PROBLEM TO SOLVE: Take the material below and extract the lines from the one with "Give me the Plotly source for this chart." through the one with "cyric_err = [20, 20, 22]", word for word, without pictures.

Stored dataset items
──────────────────────────────

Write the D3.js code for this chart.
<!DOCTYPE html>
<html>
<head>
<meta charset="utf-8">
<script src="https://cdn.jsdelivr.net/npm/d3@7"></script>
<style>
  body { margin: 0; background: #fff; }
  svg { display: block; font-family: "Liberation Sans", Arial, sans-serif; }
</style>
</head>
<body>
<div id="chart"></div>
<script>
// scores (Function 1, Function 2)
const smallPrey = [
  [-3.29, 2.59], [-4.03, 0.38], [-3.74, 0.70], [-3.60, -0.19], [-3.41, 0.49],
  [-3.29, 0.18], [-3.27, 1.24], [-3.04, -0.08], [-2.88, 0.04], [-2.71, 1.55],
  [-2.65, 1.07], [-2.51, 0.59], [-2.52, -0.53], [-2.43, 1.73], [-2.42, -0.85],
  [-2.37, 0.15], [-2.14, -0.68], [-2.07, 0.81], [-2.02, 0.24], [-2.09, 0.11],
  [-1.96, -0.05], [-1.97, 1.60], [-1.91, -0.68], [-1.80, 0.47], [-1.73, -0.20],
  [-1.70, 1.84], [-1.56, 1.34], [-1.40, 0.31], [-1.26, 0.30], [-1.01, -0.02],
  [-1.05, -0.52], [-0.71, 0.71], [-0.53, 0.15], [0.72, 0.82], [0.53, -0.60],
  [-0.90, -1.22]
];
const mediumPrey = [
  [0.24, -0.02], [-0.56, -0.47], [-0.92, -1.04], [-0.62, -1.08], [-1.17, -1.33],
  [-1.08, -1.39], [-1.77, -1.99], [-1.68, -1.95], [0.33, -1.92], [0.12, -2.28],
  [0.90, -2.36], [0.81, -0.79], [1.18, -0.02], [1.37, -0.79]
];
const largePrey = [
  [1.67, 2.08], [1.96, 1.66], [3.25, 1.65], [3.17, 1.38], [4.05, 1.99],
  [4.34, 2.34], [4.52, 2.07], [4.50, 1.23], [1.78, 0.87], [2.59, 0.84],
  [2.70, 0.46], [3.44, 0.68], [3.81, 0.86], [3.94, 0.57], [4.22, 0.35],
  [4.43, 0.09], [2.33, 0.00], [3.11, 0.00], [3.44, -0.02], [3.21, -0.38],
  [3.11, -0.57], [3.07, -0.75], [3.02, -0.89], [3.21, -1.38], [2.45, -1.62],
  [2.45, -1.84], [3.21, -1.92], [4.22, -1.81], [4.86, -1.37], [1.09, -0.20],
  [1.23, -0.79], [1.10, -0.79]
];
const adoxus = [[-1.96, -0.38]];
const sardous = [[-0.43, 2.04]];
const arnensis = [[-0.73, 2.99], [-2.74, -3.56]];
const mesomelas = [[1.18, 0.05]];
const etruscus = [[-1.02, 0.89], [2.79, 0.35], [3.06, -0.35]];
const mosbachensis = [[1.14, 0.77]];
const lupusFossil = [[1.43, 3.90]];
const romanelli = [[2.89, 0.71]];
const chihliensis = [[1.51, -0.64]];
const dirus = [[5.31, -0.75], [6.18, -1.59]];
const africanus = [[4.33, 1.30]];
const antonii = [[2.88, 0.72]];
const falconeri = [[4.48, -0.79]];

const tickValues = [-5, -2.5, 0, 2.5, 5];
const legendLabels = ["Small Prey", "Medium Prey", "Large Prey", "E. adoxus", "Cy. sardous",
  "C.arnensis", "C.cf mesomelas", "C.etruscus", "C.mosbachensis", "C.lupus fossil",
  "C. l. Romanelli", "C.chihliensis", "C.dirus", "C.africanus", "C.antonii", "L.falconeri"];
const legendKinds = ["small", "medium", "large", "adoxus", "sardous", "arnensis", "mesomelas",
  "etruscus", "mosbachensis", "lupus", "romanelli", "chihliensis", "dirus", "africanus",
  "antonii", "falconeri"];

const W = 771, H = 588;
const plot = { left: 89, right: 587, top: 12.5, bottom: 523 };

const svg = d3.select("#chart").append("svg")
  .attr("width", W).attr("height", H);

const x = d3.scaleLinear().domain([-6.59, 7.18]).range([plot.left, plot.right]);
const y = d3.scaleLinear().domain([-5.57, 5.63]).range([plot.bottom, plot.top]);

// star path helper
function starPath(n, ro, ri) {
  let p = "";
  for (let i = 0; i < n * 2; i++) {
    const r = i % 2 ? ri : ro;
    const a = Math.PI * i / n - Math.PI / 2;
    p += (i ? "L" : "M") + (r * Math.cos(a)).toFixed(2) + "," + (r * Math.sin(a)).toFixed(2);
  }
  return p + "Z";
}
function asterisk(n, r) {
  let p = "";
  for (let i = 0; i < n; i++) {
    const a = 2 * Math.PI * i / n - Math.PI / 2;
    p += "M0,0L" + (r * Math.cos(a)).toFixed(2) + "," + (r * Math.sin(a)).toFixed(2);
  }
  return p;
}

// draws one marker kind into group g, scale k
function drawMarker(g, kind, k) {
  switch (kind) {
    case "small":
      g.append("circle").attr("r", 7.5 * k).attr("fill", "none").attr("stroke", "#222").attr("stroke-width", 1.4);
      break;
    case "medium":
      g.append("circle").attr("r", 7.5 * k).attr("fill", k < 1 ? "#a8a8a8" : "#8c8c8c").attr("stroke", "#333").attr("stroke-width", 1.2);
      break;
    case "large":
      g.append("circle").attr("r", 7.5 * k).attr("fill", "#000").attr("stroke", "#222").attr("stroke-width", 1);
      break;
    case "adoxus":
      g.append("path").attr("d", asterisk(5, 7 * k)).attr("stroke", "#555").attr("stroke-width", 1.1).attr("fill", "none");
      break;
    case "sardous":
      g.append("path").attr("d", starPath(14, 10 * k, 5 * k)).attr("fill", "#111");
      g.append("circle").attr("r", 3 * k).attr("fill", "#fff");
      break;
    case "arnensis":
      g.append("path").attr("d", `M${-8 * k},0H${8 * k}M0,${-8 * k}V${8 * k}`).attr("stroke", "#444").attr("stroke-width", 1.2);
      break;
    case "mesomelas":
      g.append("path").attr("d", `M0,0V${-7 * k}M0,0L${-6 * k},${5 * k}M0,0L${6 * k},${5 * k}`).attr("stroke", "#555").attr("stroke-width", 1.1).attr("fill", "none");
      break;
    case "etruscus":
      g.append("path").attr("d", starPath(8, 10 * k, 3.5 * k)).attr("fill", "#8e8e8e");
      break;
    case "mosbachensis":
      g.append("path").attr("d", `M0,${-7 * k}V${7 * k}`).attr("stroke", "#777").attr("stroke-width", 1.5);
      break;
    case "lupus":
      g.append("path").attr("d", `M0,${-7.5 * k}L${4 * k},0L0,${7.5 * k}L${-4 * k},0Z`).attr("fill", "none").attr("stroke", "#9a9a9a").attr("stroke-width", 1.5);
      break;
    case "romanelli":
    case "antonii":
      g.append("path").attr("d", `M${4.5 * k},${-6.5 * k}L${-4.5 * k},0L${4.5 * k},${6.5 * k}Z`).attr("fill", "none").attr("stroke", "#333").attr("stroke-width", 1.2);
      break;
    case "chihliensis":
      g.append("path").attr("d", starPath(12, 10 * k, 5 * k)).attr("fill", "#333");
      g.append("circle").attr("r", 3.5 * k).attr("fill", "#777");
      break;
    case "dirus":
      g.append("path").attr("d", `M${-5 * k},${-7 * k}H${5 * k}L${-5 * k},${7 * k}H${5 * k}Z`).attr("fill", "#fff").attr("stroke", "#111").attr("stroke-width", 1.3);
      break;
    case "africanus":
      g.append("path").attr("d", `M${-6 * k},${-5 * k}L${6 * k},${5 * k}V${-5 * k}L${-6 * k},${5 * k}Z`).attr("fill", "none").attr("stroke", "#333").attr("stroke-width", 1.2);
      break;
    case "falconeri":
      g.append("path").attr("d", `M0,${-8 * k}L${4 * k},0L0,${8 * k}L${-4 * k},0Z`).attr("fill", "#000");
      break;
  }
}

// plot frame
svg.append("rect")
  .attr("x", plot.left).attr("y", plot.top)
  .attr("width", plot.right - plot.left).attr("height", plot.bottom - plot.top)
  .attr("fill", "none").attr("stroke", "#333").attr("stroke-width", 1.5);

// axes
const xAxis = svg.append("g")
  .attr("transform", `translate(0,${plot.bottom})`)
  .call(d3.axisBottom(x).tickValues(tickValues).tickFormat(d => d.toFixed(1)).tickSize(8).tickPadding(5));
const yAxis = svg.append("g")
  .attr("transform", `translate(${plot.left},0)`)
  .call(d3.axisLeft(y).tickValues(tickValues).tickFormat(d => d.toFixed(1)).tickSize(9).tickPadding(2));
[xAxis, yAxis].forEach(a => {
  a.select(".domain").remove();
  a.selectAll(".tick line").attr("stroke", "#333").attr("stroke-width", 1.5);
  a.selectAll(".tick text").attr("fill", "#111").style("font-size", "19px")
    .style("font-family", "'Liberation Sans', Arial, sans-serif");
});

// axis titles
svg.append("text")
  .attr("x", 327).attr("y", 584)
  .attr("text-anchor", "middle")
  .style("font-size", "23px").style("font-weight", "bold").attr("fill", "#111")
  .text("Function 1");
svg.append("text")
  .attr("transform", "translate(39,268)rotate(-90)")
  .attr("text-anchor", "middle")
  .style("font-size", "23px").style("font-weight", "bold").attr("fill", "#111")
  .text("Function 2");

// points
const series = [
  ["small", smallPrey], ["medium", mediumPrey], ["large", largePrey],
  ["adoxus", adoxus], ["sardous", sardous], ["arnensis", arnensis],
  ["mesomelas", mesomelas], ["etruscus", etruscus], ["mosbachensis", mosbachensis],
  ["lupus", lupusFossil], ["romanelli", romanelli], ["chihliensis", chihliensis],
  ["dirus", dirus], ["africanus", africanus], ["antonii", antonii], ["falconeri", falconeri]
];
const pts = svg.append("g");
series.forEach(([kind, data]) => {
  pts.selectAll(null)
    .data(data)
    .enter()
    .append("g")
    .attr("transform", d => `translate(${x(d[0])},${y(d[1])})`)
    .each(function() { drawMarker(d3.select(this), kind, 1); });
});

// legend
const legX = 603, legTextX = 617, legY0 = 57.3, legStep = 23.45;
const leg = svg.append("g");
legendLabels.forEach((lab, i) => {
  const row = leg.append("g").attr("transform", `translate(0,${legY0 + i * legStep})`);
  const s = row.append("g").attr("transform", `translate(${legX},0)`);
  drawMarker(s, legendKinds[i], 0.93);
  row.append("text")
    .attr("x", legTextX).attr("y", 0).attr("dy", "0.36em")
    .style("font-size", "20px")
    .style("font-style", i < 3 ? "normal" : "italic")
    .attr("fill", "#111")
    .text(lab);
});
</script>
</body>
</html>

──────────────────────────────

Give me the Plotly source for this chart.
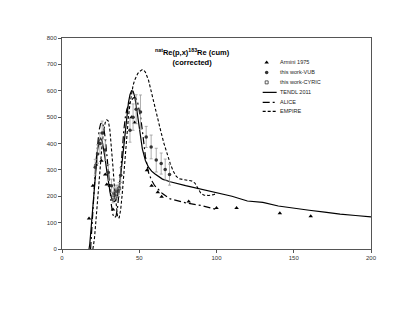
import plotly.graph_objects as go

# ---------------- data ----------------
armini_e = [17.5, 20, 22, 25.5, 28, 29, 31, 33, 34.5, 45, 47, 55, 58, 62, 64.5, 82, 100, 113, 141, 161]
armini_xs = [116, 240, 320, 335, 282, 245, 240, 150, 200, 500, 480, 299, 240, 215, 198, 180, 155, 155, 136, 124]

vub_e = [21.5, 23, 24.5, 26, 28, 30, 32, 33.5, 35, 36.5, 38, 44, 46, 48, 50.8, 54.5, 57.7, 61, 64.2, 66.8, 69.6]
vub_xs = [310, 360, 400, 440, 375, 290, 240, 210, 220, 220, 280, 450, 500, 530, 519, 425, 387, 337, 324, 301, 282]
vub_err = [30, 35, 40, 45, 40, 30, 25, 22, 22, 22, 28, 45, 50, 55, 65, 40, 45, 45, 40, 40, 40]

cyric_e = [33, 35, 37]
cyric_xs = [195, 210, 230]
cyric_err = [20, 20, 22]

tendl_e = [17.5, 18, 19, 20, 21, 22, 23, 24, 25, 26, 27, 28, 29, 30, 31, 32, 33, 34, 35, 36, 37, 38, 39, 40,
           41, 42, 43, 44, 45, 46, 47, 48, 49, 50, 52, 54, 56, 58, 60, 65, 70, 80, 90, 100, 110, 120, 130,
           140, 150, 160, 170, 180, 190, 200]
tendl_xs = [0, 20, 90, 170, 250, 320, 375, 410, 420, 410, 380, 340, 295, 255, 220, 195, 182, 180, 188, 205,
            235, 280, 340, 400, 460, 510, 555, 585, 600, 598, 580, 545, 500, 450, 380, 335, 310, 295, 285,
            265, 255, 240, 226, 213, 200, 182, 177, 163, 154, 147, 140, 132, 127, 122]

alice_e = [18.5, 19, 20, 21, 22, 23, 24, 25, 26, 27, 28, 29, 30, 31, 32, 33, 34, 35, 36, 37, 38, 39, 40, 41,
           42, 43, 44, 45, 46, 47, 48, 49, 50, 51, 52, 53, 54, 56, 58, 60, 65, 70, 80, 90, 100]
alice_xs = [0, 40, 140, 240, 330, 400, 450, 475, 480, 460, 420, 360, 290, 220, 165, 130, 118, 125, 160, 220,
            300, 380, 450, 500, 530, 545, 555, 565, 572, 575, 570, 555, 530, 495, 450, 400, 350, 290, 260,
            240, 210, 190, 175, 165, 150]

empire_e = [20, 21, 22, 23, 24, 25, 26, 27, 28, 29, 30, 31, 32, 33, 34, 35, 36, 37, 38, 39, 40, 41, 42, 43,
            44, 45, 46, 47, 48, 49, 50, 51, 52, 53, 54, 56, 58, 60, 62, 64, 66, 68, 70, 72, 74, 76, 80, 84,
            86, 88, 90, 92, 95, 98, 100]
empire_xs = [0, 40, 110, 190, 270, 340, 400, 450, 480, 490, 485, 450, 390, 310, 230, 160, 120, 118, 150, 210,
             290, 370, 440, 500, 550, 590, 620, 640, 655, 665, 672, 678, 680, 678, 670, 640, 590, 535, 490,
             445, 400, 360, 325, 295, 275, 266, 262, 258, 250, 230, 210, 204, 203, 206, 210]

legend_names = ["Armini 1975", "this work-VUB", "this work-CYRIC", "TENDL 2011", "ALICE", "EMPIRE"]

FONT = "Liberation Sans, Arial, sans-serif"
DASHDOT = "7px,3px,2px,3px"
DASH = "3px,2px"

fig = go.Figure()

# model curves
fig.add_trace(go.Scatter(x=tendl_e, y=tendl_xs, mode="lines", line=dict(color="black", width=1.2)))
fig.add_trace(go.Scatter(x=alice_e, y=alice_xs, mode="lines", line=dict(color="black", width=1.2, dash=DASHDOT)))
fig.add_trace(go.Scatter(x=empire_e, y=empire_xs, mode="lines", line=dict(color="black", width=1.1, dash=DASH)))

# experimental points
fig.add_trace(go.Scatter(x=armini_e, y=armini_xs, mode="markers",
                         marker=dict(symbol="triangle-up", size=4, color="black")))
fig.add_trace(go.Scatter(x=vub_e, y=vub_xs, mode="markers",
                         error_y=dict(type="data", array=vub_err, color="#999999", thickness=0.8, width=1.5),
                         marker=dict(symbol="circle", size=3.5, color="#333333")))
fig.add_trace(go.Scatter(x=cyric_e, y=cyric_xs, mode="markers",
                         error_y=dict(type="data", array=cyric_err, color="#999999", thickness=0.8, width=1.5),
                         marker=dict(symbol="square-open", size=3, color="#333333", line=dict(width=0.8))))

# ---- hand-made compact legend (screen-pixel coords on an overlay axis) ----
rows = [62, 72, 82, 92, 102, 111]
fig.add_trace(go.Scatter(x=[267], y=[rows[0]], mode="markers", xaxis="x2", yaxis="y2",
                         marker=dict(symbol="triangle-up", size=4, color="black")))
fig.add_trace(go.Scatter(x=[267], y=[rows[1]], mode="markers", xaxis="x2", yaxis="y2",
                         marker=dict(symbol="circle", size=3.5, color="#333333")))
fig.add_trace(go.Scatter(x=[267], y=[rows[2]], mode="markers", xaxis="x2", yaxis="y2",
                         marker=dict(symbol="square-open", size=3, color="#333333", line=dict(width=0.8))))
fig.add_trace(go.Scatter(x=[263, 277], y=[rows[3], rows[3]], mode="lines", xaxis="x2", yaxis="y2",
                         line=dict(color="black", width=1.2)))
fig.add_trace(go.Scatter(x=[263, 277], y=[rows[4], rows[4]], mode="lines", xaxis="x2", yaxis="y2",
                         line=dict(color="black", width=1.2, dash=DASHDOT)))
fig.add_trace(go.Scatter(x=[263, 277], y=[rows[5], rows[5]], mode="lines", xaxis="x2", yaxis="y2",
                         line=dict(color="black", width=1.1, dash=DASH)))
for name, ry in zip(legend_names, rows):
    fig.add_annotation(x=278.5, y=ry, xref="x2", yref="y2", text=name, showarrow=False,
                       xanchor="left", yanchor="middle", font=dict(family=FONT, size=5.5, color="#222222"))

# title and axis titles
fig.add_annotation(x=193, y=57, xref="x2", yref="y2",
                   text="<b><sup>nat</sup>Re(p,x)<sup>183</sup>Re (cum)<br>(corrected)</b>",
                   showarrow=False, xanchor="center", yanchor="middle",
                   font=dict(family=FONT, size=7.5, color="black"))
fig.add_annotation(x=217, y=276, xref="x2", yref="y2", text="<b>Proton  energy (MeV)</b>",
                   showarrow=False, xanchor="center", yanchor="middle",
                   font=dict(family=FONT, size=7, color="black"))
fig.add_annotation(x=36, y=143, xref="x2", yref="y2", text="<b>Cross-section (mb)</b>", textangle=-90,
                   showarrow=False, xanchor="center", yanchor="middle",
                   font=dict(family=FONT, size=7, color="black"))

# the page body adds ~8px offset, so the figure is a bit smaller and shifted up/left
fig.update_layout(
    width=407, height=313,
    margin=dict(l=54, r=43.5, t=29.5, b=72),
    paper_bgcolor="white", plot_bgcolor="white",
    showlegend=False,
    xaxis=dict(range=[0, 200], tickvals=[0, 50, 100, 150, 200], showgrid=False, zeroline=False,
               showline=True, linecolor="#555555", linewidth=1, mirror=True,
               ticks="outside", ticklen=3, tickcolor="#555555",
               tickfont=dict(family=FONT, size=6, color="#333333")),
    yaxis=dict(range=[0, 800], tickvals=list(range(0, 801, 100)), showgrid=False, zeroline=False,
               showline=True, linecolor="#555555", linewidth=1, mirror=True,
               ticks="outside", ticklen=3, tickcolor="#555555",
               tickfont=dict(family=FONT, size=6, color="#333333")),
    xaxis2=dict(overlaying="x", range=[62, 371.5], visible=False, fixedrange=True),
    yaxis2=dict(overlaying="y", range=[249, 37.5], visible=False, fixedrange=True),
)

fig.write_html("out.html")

──────────────────────────────

ANSWER TO THE EXERCISE:
Give me the Plotly source for this chart.
import plotly.graph_objects as go

# ---------------- data ----------------
armini_e = [17.5, 20, 22, 25.5, 28, 29, 31, 33, 34.5, 45, 47, 55, 58, 62, 64.5, 82, 100, 113, 141, 161]
armini_xs = [116, 240, 320, 335, 282, 245, 240, 150, 200, 500, 480, 299, 240, 215, 198, 180, 155, 155, 136, 124]

vub_e = [21.5, 23, 24.5, 26, 28, 30, 32, 33.5, 35, 36.5, 38, 44, 46, 48, 50.8, 54.5, 57.7, 61, 64.2, 66.8, 69.6]
vub_xs = [310, 360, 400, 440, 375, 290, 240, 210, 220, 220, 280, 450, 500, 530, 519, 425, 387, 337, 324, 301, 282]
vub_err = [30, 35, 40, 45, 40, 30, 25, 22, 22, 22, 28, 45, 50, 55, 65, 40, 45, 45, 40, 40, 40]

cyric_e = [33, 35, 37]
cyric_xs = [195, 210, 230]
cyric_err = [20, 20, 22]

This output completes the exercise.